*WRITTEN REQUEST*: Of the lines in the data below, count the ones holding the string "React", and answer with that number only.

◆ ◆ ◆

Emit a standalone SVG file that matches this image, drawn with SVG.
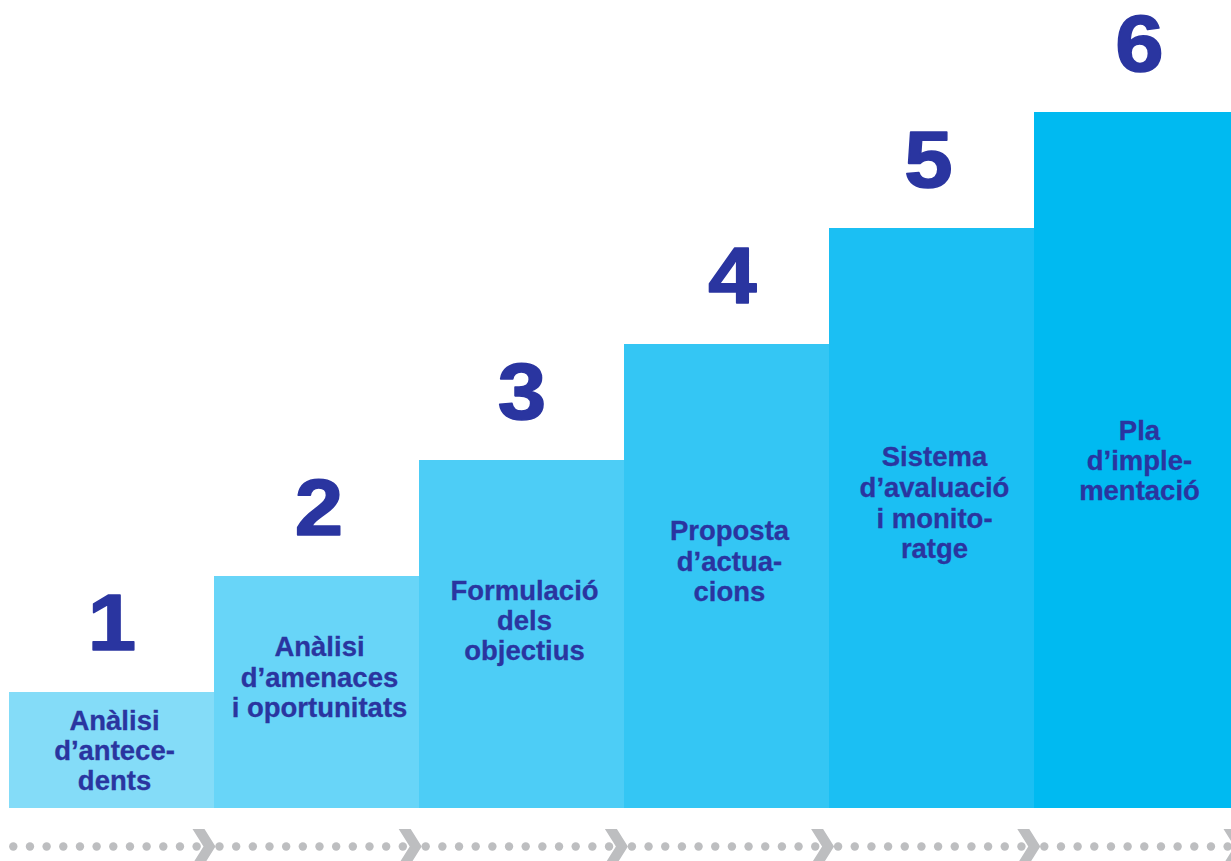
<svg xmlns="http://www.w3.org/2000/svg" xmlns:xlink="http://www.w3.org/1999/xlink" width="1231" height="861" viewBox="0 0 1231 861">
  <style>
    .num { font-family: "Liberation Sans", Arial, sans-serif; font-weight: bold; font-size: 79px; fill: #2a35a0; stroke: #2a35a0; stroke-width: 1.6px; stroke-linejoin: round; text-anchor: middle; }
    .lbl { font-family: "Liberation Sans", Arial, sans-serif; font-weight: bold; font-size: 27.5px; fill: #2a35a0; stroke: #2a35a0; stroke-width: 0.3px; text-anchor: middle; }
    .dot { fill: #bdbec0; }
    .chev { fill: #bdbec0; }
  </style>
  <defs>
    <g id="dotrow">
      <circle class="dot" cx="0" cy="846.5" r="4.2"/>
      <circle class="dot" cx="16.667" cy="846.5" r="4.2"/>
      <circle class="dot" cx="33.333" cy="846.5" r="4.2"/>
      <circle class="dot" cx="50" cy="846.5" r="4.2"/>
      <circle class="dot" cx="66.667" cy="846.5" r="4.2"/>
      <circle class="dot" cx="83.333" cy="846.5" r="4.2"/>
      <circle class="dot" cx="100" cy="846.5" r="4.2"/>
      <circle class="dot" cx="116.667" cy="846.5" r="4.2"/>
      <circle class="dot" cx="133.333" cy="846.5" r="4.2"/>
      <circle class="dot" cx="150" cy="846.5" r="4.2"/>
      <circle class="dot" cx="166.667" cy="846.5" r="4.2"/>
      <circle class="dot" cx="183.333" cy="846.5" r="4.2"/>
    </g>
    <path id="chev" class="chev" d="M-0.5,829 L11.5,829 L22.5,846.5 L11.5,864 L-0.5,864 L10.5,846.5 Z"/>
  </defs>
  <rect width="1231" height="861" fill="#ffffff"/>

  <g id="step1">
    <rect x="9" y="692" width="205" height="116" fill="#84dcf8"/>
    <text class="num" transform="translate(112,650) scale(1.1,1)">1</text>
    <text class="lbl" x="114.5" y="730">Anàlisi</text>
    <text class="lbl" x="114.5" y="760">d’antece-</text>
    <text class="lbl" x="114.5" y="790">dents</text>
  </g>
  <g id="step2">
    <rect x="214" y="576" width="205" height="232" fill="#68d5f8"/>
    <text class="num" transform="translate(319,535) scale(1.1,1)">2</text>
    <text class="lbl" x="319.5" y="656">Anàlisi</text>
    <text class="lbl" x="319.5" y="686.5">d’amenaces</text>
    <text class="lbl" x="319.5" y="717">i oportunitats</text>
  </g>
  <g id="step3">
    <rect x="419" y="460" width="205" height="348" fill="#4dcdf6"/>
    <text class="num" transform="translate(522,419) scale(1.1,1)">3</text>
    <text class="lbl" x="524.5" y="600">Formulació</text>
    <text class="lbl" x="524.5" y="630">dels</text>
    <text class="lbl" x="524.5" y="659.5">objectius</text>
  </g>
  <g id="step4">
    <rect x="624" y="344" width="205" height="464" fill="#34c6f4"/>
    <text class="num" transform="translate(732.5,303) scale(1.1,1)">4</text>
    <text class="lbl" x="729.5" y="540">Proposta</text>
    <text class="lbl" x="729.5" y="570.5">d’actua-</text>
    <text class="lbl" x="729.5" y="601">cions</text>
  </g>
  <g id="step5">
    <rect x="829" y="228" width="205" height="580" fill="#1bbff3"/>
    <text class="num" transform="translate(928.5,187) scale(1.1,1)">5</text>
    <text class="lbl" x="934.5" y="466">Sistema</text>
    <text class="lbl" x="934.5" y="496.5">d’avaluació</text>
    <text class="lbl" x="934.5" y="527.5">i monito-</text>
    <text class="lbl" x="934.5" y="558">ratge</text>
  </g>
  <g id="step6">
    <rect x="1034" y="112" width="205" height="696" fill="#00baf1"/>
    <text class="num" transform="translate(1139.5,71) scale(1.1,1)">6</text>
    <text class="lbl" x="1139.5" y="440">Pla</text>
    <text class="lbl" x="1139.5" y="470">d’imple-</text>
    <text class="lbl" x="1139.5" y="500">mentació</text>
  </g>

  <g id="connectors">
    <use xlink:href="#dotrow" x="13.3"/>
    <use xlink:href="#dotrow" x="219.5"/>
    <use xlink:href="#dotrow" x="425.7"/>
    <use xlink:href="#dotrow" x="631.9"/>
    <use xlink:href="#dotrow" x="838.1"/>
    <use xlink:href="#dotrow" x="1044.3"/>
    <use xlink:href="#chev" x="193"/>
    <use xlink:href="#chev" x="399.2"/>
    <use xlink:href="#chev" x="605.4"/>
    <use xlink:href="#chev" x="811.6"/>
    <use xlink:href="#chev" x="1017.8"/>
    <use xlink:href="#chev" x="1224"/>
  </g>
</svg>
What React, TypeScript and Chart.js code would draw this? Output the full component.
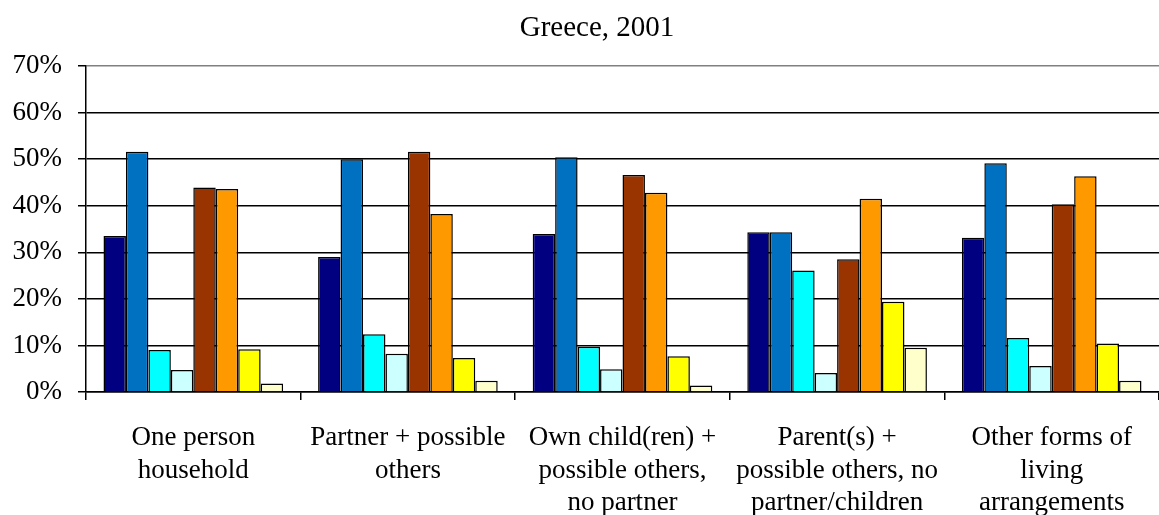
import React, { useEffect, useRef } from "react";
import { Chart, registerables } from "chart.js";

Chart.register(...registerables);

const title = "Greece, 2001";
const categories: string[][] = [
  ["One person", "household"],
  ["Partner + possible", "others"],
  ["Own child(ren) +", "possible others,", "no partner"],
  ["Parent(s) +", "possible others, no", "partner/children"],
  ["Other forms of", "living", "arrangements"],
];
const seriesNames = ["Series 1", "Series 2", "Series 3", "Series 4", "Series 5", "Series 6", "Series 7", "Series 8"];
const series1 = [33.5, 29.0, 33.9, 34.3, 33.1];
const series2 = [51.6, 50.0, 50.4, 34.3, 49.1];
const series3 = [9.0, 12.4, 9.7, 26.1, 11.6];
const series4 = [4.7, 8.2, 4.9, 4.1, 5.6];
const series5 = [43.9, 51.6, 46.6, 28.5, 40.3];
const series6 = [43.6, 38.2, 42.8, 41.5, 46.3];
const series7 = [9.2, 7.3, 7.7, 19.4, 10.4];
const series8 = [1.8, 2.4, 1.4, 9.5, 2.4];
const colors = ["#000080", "#0070C0", "#00FFFF", "#CCFFFF", "#993300", "#FF9900", "#FFFF00", "#FFFFCC"];
const yTicks = [0, 10, 20, 30, 40, 50, 60, 70];

const FONT = "'Liberation Serif', 'Times New Roman', serif";

const titlePlugin = {
  id: "customTitle",
  afterDraw(chart: any) {
    const ctx = chart.ctx;
    ctx.save();
    ctx.font = `normal 29px ${FONT}`;
    ctx.fillStyle = "#000";
    ctx.textAlign = "center";
    ctx.textBaseline = "middle";
    ctx.fillText(title, 597, 28);
    ctx.restore();
  },
};

export default function App() {
  const ref = useRef<HTMLCanvasElement | null>(null);
  useEffect(() => {
    if (!ref.current) return;
    const all = [series1, series2, series3, series4, series5, series6, series7, series8];
    const chart = new Chart(ref.current, {
      type: "bar",
      data: {
        labels: categories,
        datasets: all.map((d, i) => ({
          label: seriesNames[i],
          data: d,
          backgroundColor: colors[i],
          borderColor: "#000000",
          borderWidth: 1.5,
          categoryPercentage: 0.837,
          barPercentage: 1,
        })),
      },
      plugins: [titlePlugin],
      options: {
        responsive: false,
        animation: false,
        layout: { padding: { left: 0, right: 0, top: 66, bottom: 0 } },
        plugins: {
          legend: { display: false },
          tooltip: { enabled: false },
          title: { display: false },
        },
        scales: {
          x: {
            offset: true,
            grid: {
              display: true,
              offset: true,
              drawOnChartArea: false,
              drawTicks: true,
              tickLength: 8,
              color: "#000",
              lineWidth: 1.5,
            },
            border: { display: true, color: "#000", width: 1.5 },
            ticks: {
              color: "#000",
              font: { family: FONT, size: 27, lineHeight: 1.2 },
              padding: 22,
              maxRotation: 0,
              minRotation: 0,
              autoSkip: false,
            },
            afterFit: (s: any) => {
              s.height = 123;
            },
          },
          y: {
            min: 0,
            max: 70,
            afterBuildTicks: (s: any) => {
              s.ticks = yTicks.map((v) => ({ value: v }));
            },
            grid: {
              color: (ctx: any) => (ctx.tick && ctx.tick.value === 70 ? "#808080" : "#000"),
              tickColor: "#000",
              lineWidth: 1.5,
              tickLength: 8,
            },
            border: { display: true, color: "#000", width: 1.5 },
            ticks: {
              color: "#000",
              font: { family: FONT, size: 27 },
              padding: 16,
              callback: (v: any) => v + "%",
            },
            afterFit: (s: any) => {
              s.width = 86;
            },
          },
        },
      },
    });
    return () => chart.destroy();
  }, []);
  return (
    <div style={{ position: "absolute", left: 0, top: 0, width: 1159, height: 515, background: "#fff" }}>
      <canvas ref={ref} width={1159} height={515} />
    </div>
  );
}
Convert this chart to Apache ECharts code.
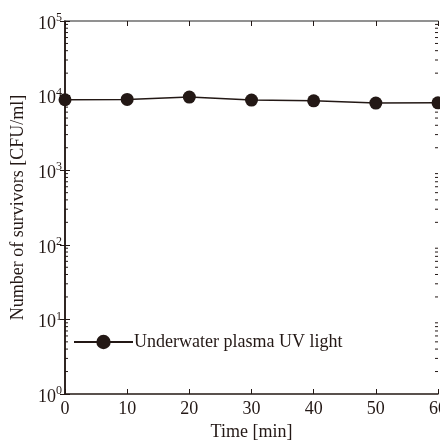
<!DOCTYPE html>
<html>
<head>
<meta charset="utf-8">
<script src="https://cdn.jsdelivr.net/npm/echarts@6/dist/echarts.min.js"></script>
<style>
html,body{margin:0;padding:0;background:#fff;}
#chart{width:440px;height:441px;}
</style>
</head>
<body>
<div id="chart"></div>
<script>
const times = [0, 10, 20, 30, 40, 50, 60];
const survivors = [8800, 8900, 9550, 8700, 8500, 7950, 8000];
const xTicks = [0, 10, 20, 30, 40, 50, 60];
const yDecades = [1, 10, 100, 1000, 10000, 100000];
const seriesName = 'Underwater plasma UV light';
const xTitle = 'Time [min]';
const yTitle = 'Number of survivors [CFU/ml]';

const ink = '#231815';
const font = 'Liberation Serif';

// minor log ticks (2..9 within each decade)
const minorTicks = [];
for (let i = 0; i < yDecades.length - 1; i++) {
  for (let k = 2; k <= 9; k++) minorTicks.push([0, k * yDecades[i]]);
}

const chart = echarts.init(document.getElementById('chart'), null, {renderer: 'canvas'});
chart.setOption({
  animation: false,
  backgroundColor: '#fff',
  grid: {left: 65, right: 2, top: 21, bottom: 47, containLabel: false, outerBoundsMode: 'none'},
  legend: {
    data: [seriesName],
    left: 73, top: 333, padding: 0,
    itemWidth: 59, itemHeight: 18, itemGap: 0,
    textStyle: {fontFamily: font, fontSize: 18, color: ink, padding: [0, 0, 0, -4]}
  },
  xAxis: [{
    type: 'value', min: xTicks[0], max: xTicks[xTicks.length - 1], interval: 10,
    position: 'bottom',
    axisLine: {lineStyle: {color: ink, width: 1.5}},
    axisTick: {inside: true, length: 5, lineStyle: {color: ink, width: 1}},
    splitLine: {show: false},
    axisLabel: {fontFamily: font, fontSize: 18, color: ink, margin: 6},
    name: xTitle, nameLocation: 'middle', nameGap: 26,
    nameTextStyle: {fontFamily: font, fontSize: 18, color: ink}
  }, {
    type: 'value', min: xTicks[0], max: xTicks[xTicks.length - 1], interval: 10,
    position: 'top',
    axisLine: {lineStyle: {color: '#6e6e6e', width: 1.5}},
    axisTick: {inside: true, length: 5, lineStyle: {color: ink, width: 1}},
    splitLine: {show: false},
    axisLabel: {show: false}
  }],
  yAxis: [{
    type: 'log', logBase: 10, min: yDecades[0], max: yDecades[yDecades.length - 1],
    position: 'left',
    axisLine: {show: true, lineStyle: {color: ink, width: 1.5}},
    axisTick: {show: true, inside: true, length: 5, lineStyle: {color: ink, width: 1}},
    splitLine: {show: false},
    axisLabel: {
      margin: 3,
      formatter: function (v) {
        const e = Math.round(Math.log10(v));
        return '{b|10}{s|' + e + '}';
      },
      rich: {
        b: {fontFamily: font, fontSize: 18, color: ink, padding: [6, 0, 0, 0]},
        s: {fontFamily: font, fontSize: 12, color: ink, padding: [0, 0, 6, 0]}
      }
    },
    name: yTitle, nameLocation: 'middle', nameGap: 35, nameRotate: 90,
    nameTextStyle: {fontFamily: font, fontSize: 18, color: ink}
  }, {
    type: 'log', logBase: 10, min: yDecades[0], max: yDecades[yDecades.length - 1],
    position: 'right',
    axisLine: {show: true, lineStyle: {color: ink, width: 1.5}},
    axisTick: {show: true, inside: true, length: 5, lineStyle: {color: ink, width: 1}},
    splitLine: {show: false},
    axisLabel: {show: false}
  }],
  series: [{
    name: seriesName,
    type: 'line',
    data: times.map((t, i) => [t, survivors[i]]),
    symbol: 'circle', symbolSize: 13,
    lineStyle: {color: ink, width: 1.5},
    itemStyle: {color: ink},
    clip: false,
    z: 5
  }, {
    name: 'minorTicks',
    type: 'custom',
    data: minorTicks,
    clip: false,
    silent: true,
    renderItem: function (params, api) {
      const v = api.value(1);
      const pl = api.coord([xTicks[0], v]);
      const pr = api.coord([xTicks[xTicks.length - 1], v]);
      return {
        type: 'group',
        children: [
          {type: 'line', shape: {x1: pl[0], y1: pl[1], x2: pl[0] + 3, y2: pl[1]}, style: {stroke: ink, lineWidth: 1}},
          {type: 'line', shape: {x1: pr[0], y1: pr[1], x2: pr[0] - 3, y2: pr[1]}, style: {stroke: ink, lineWidth: 1}}
        ]
      };
    }
  }]
});
</script>
</body>
</html>
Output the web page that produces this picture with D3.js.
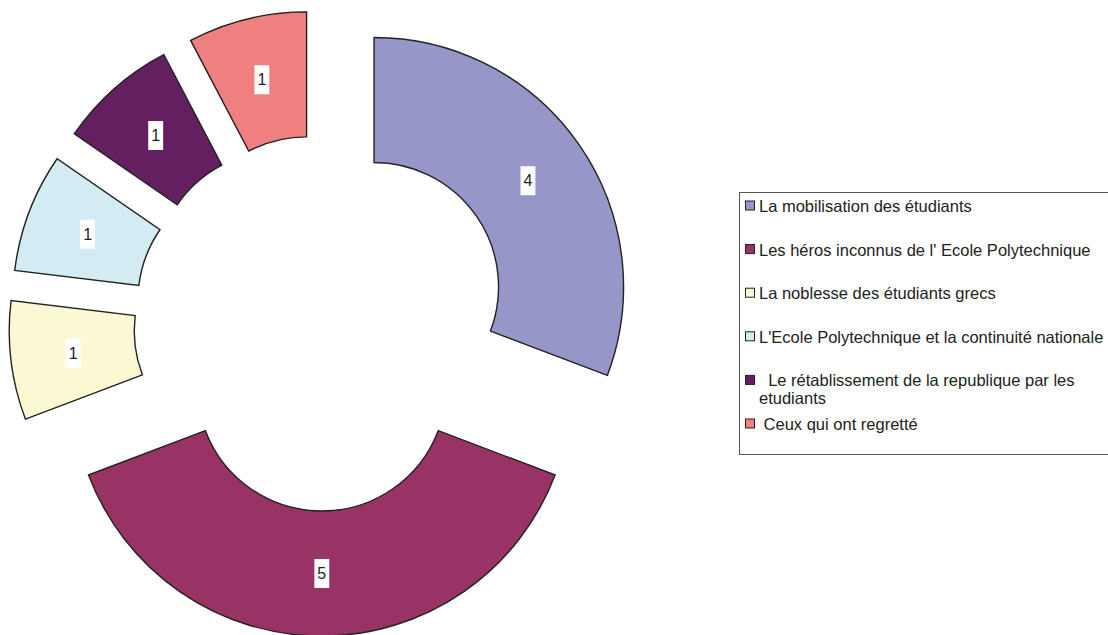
<!DOCTYPE html>
<html>
<head>
<meta charset="utf-8">
<script src="https://cdn.jsdelivr.net/npm/d3@7"></script>
<style>
  html, body { margin: 0; padding: 0; background: #fff; }
  svg { display: block; }
</style>
</head>
<body>
<div id="chart"></div>
<script>
const categories = [
  "La mobilisation des étudiants",
  "Les héros inconnus de l' Ecole Polytechnique",
  "La noblesse des étudiants grecs",
  "L'Ecole Polytechnique et la continuité nationale",
  "  Le rétablissement de la republique par les etudiants",
  " Ceux qui ont regretté"
];
const values = [4, 5, 1, 1, 1, 1];
const colors = ["#9696c8", "#993366", "#fbf9d3", "#d3ecf3", "#641f61", "#f08080"];

const width = 1108, height = 635;
const cx = 321.8, cy = 323;
const outerR = 249.5, innerR = 124.5;
const explode = 63.5;

const svg = d3.select("#chart").append("svg")
  .attr("width", width)
  .attr("height", height);

const pie = d3.pie().sort(null).value(d => d.value);
const arc = d3.arc().innerRadius(innerR).outerRadius(outerR);
const data = pie(categories.map((c, i) => ({ name: c, value: values[i], color: colors[i] })));

const g = svg.append("g").attr("transform", "translate(" + cx + "," + cy + ")");

const slices = g.selectAll("g.slice")
  .data(data)
  .enter()
  .append("g")
    .attr("class", "slice")
    .attr("transform", function(d) {
      const a = (d.startAngle + d.endAngle) / 2;
      return "translate(" + (Math.sin(a) * explode) + "," + (-Math.cos(a) * explode) + ")";
    });

slices.append("path")
  .attr("d", arc)
  .attr("fill", d => d.data.color)
  .attr("stroke", "#222")
  .attr("stroke-width", 1.4)
  .attr("stroke-linejoin", "miter");

// value labels with white boxes
slices.each(function(d) {
  const sel = d3.select(this);
  const [lx, ly] = arc.centroid(d);
  const t = sel.append("text")
    .attr("x", lx)
    .attr("y", ly)
    .attr("text-anchor", "middle")
    .attr("dominant-baseline", "central")
    .style("font-family", "'Liberation Sans', Arial, sans-serif")
    .style("font-size", "16px")
    .style("fill", "#222")
    .text(d.data.value);
  const w = t.node().getComputedTextLength();
  sel.insert("rect", "text")
    .attr("x", lx - w / 2 - 3)
    .attr("y", ly - 14.5)
    .attr("width", w + 6)
    .attr("height", 29)
    .attr("fill", "#fff");
});

// legend
const legend = svg.append("g");
legend.append("rect")
  .attr("x", 739.5)
  .attr("y", 192.5)
  .attr("width", 380)
  .attr("height", 262)
  .attr("fill", "#fff")
  .attr("stroke", "#555")
  .attr("stroke-width", 1);

const rowY = d3.scaleLinear().domain([0, 1]).range([206, 249.6]);
const maxTextW = 346;

categories.forEach(function(name, i) {
  const y = rowY(i);
  legend.append("rect")
    .attr("x", 745.5)
    .attr("y", y - 5)
    .attr("width", 9)
    .attr("height", 9)
    .attr("fill", colors[i])
    .attr("stroke", "#222")
    .attr("stroke-width", 1);

  const t = legend.append("text")
    .attr("x", 759)
    .attr("y", y)
    .attr("dominant-baseline", "central")
    .attr("xml:space", "preserve")
    .style("white-space", "pre")
    .style("font-family", "'Liberation Sans', Arial, sans-serif")
    .style("font-size", "16.5px")
    .style("fill", "#222");

  // simple word wrap
  const words = name.split(" ");
  let line = "";
  let lineNo = 0;
  let tspan = t.append("tspan").attr("x", 759).attr("y", y);
  words.forEach(function(w, k) {
    const test = k === 0 ? w : line + " " + w;
    tspan.text(test);
    if (tspan.node().getComputedTextLength() > maxTextW && line.trim() !== "") {
      tspan.text(line);
      lineNo++;
      line = w;
      tspan = t.append("tspan").attr("x", 759).attr("y", y + lineNo * 18).text(w);
    } else {
      line = test;
    }
  });
});
</script>
</body>
</html>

◆ ◆ ◆

*SOLUTION FOR THIS PROBLEM*: 2